# Instruction
Report every line in the listing below where the string "that" shows up.
───── Dataset entries ─────
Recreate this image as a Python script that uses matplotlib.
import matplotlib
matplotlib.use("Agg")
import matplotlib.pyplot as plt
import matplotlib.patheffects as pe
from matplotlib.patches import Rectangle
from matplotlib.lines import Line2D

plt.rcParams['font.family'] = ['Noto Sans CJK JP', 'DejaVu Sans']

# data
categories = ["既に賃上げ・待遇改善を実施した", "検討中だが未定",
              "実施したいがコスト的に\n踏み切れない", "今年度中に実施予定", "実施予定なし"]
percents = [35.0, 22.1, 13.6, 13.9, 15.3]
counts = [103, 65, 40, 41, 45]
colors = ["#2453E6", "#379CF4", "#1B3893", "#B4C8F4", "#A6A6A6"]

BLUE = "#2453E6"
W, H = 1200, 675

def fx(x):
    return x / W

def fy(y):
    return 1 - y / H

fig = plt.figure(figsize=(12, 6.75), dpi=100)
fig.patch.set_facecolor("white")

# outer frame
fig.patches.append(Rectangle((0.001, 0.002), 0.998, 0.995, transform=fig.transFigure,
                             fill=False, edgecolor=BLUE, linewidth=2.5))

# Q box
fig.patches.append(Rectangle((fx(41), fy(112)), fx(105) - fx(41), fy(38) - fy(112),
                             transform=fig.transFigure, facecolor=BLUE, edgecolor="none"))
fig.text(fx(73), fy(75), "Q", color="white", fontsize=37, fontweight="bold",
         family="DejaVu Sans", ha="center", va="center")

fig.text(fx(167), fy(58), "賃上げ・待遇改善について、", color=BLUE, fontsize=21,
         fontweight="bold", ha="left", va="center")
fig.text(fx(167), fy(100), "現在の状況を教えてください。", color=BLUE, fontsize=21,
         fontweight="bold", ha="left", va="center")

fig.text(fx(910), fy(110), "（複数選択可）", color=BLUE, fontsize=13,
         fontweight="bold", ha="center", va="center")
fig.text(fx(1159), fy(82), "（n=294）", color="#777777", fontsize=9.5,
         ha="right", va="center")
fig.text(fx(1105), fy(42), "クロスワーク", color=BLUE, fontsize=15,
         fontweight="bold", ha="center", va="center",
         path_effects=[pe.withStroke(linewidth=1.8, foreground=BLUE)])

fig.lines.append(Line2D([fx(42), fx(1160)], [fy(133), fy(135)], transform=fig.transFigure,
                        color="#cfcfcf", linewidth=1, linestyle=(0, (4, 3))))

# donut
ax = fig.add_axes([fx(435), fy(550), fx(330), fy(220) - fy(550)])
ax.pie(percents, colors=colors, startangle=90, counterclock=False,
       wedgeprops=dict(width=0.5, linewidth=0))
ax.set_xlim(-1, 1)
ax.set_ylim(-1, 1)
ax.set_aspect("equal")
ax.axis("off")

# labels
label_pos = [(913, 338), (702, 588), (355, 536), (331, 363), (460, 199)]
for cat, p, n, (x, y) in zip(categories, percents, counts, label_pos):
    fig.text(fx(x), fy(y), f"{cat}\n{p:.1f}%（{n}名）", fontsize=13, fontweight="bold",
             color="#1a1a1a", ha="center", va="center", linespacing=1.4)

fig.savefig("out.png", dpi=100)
─────
───── Dataset entries ─────
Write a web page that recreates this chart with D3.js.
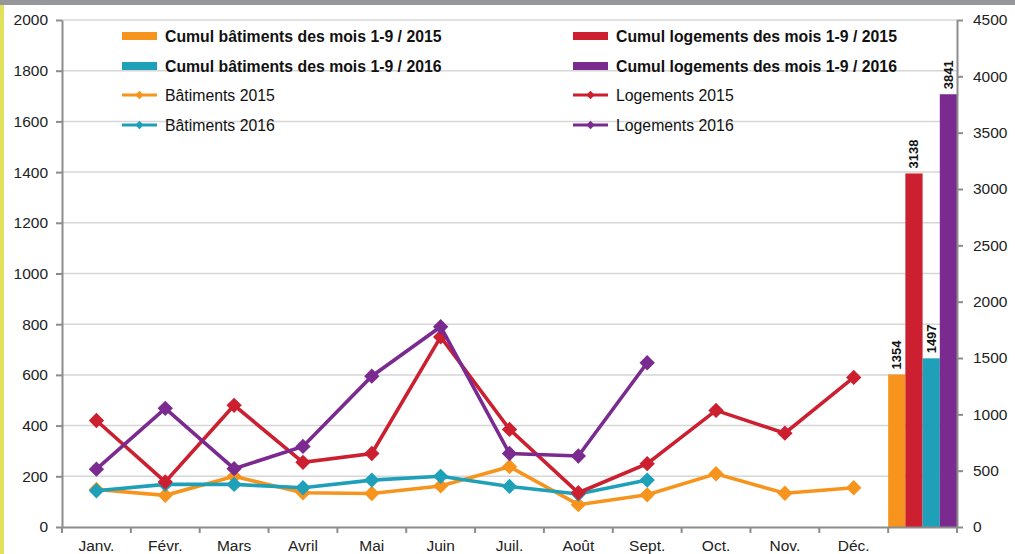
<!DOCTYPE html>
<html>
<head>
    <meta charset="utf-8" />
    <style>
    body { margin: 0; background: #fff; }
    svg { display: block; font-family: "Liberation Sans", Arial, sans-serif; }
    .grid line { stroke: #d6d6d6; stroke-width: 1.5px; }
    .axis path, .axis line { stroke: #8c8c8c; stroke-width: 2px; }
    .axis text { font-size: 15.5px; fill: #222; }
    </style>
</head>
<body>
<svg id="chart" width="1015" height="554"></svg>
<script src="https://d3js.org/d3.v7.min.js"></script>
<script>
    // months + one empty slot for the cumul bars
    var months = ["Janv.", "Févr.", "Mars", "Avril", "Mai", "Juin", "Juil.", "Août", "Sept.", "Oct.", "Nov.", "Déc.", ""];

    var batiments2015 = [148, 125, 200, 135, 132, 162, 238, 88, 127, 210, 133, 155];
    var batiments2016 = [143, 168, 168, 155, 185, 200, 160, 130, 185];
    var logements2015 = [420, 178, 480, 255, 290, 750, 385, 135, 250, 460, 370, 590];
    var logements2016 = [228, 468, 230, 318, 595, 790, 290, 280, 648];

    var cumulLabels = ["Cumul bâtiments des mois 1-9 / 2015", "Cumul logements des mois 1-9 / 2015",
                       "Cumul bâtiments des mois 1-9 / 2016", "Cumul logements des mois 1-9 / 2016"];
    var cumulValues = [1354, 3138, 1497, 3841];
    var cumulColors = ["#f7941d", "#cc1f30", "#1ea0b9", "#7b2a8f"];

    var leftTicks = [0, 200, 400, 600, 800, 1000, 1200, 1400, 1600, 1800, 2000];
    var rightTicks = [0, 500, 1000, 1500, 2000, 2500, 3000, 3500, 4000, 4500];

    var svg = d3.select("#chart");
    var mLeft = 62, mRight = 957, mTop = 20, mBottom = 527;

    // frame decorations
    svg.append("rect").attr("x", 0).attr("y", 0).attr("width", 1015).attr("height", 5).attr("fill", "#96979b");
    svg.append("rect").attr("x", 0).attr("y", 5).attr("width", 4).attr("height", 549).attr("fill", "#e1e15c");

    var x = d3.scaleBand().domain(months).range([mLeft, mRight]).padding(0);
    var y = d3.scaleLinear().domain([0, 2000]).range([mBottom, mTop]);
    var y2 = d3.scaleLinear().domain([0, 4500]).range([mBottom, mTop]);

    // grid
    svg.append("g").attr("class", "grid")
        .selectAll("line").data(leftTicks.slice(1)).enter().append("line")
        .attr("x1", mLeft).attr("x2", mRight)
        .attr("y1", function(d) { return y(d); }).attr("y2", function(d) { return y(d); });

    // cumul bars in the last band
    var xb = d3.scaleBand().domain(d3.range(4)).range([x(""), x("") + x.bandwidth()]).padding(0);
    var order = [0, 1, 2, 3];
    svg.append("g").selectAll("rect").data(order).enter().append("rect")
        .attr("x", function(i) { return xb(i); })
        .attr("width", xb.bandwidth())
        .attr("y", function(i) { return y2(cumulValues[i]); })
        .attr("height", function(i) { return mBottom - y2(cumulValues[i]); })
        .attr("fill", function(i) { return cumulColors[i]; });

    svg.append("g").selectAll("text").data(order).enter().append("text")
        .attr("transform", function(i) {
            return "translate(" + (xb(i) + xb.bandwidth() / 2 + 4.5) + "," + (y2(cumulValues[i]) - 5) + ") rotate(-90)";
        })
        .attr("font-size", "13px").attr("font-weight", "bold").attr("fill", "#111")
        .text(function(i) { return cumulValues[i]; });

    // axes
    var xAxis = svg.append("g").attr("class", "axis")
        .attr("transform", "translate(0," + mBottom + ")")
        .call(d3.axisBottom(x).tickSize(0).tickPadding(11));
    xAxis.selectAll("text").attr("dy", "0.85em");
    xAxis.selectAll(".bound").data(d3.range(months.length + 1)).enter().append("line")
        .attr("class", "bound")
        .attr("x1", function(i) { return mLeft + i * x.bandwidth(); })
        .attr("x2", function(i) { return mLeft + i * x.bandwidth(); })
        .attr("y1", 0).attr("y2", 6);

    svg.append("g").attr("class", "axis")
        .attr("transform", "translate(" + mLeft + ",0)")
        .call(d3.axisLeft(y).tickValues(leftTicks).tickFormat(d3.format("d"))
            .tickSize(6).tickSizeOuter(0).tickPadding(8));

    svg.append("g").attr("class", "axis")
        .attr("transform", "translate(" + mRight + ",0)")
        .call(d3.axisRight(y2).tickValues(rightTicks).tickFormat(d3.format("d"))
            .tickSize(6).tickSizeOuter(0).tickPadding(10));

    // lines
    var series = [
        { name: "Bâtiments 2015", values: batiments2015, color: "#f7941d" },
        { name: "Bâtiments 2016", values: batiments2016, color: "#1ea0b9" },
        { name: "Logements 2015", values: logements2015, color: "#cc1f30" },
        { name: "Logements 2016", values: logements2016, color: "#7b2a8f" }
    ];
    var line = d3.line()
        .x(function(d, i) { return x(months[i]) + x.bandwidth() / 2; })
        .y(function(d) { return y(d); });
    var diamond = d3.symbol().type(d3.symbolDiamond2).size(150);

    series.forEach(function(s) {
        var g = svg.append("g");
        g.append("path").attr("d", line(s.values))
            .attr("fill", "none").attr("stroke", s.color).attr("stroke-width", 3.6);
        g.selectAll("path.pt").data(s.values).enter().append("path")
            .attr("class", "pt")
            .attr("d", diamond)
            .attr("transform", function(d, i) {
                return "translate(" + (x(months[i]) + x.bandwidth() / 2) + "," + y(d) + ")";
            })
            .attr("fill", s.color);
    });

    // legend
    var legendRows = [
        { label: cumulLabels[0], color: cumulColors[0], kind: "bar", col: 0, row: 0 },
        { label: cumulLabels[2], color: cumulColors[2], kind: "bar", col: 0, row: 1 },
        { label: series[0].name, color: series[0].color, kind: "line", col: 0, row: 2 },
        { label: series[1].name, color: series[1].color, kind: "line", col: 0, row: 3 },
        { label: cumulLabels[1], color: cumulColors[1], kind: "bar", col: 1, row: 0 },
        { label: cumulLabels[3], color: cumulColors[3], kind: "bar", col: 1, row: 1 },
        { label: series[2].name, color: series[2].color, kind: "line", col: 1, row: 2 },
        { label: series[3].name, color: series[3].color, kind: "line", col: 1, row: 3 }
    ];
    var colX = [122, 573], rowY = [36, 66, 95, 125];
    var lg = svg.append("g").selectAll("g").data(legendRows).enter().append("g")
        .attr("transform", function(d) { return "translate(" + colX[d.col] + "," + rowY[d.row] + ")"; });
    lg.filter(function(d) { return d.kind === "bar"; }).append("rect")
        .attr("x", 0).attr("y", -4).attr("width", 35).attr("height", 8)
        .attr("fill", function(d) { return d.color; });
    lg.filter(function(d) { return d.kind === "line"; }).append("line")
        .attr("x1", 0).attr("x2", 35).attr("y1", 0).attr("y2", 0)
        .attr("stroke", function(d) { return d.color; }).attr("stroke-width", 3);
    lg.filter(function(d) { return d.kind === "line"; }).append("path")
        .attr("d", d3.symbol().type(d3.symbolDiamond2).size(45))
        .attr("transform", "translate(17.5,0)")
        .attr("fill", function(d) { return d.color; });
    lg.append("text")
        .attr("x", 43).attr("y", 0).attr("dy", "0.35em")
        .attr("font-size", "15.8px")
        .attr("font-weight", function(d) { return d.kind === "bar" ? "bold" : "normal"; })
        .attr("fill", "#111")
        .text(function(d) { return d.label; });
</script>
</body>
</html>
─────
───── Dataset entries ─────
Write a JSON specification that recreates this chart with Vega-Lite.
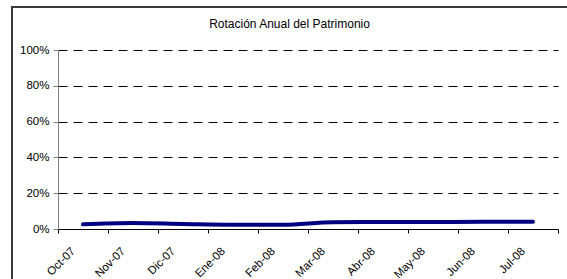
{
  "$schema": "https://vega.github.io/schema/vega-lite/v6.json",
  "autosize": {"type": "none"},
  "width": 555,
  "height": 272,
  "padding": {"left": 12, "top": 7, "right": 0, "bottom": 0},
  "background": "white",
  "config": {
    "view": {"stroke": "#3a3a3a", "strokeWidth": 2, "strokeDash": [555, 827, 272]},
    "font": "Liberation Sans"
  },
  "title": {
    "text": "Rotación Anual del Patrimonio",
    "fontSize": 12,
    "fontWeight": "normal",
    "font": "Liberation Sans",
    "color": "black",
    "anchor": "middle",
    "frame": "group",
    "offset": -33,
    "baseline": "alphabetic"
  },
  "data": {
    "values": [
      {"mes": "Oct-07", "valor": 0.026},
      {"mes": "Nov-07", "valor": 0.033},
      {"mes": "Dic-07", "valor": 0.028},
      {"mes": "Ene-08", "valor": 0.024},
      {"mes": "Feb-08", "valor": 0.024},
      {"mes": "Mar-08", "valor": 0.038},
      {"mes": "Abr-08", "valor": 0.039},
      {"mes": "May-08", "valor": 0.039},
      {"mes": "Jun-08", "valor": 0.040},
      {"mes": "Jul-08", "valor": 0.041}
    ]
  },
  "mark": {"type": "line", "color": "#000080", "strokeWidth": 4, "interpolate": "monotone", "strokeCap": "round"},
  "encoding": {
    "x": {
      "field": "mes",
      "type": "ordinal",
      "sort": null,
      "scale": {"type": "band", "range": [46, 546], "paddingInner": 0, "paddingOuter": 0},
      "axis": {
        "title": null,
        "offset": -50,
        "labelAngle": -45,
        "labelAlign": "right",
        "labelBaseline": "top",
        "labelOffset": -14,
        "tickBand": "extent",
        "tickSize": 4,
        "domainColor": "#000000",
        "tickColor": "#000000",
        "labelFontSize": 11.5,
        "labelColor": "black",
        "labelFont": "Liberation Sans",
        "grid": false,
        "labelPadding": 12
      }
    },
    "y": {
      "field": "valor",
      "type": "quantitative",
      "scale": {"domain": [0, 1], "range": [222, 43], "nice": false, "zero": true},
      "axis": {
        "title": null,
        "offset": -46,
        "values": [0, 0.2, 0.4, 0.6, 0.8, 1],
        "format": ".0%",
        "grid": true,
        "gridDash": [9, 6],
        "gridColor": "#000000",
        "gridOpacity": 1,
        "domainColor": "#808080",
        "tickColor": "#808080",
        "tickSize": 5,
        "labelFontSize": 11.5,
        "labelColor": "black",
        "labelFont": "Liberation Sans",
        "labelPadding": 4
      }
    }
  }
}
─────
# Exercise output
Recreate this image as a Python script that uses matplotlib.
Write a web page that recreates this chart with D3.js.
Write a JSON specification that recreates this chart with Vega-Lite.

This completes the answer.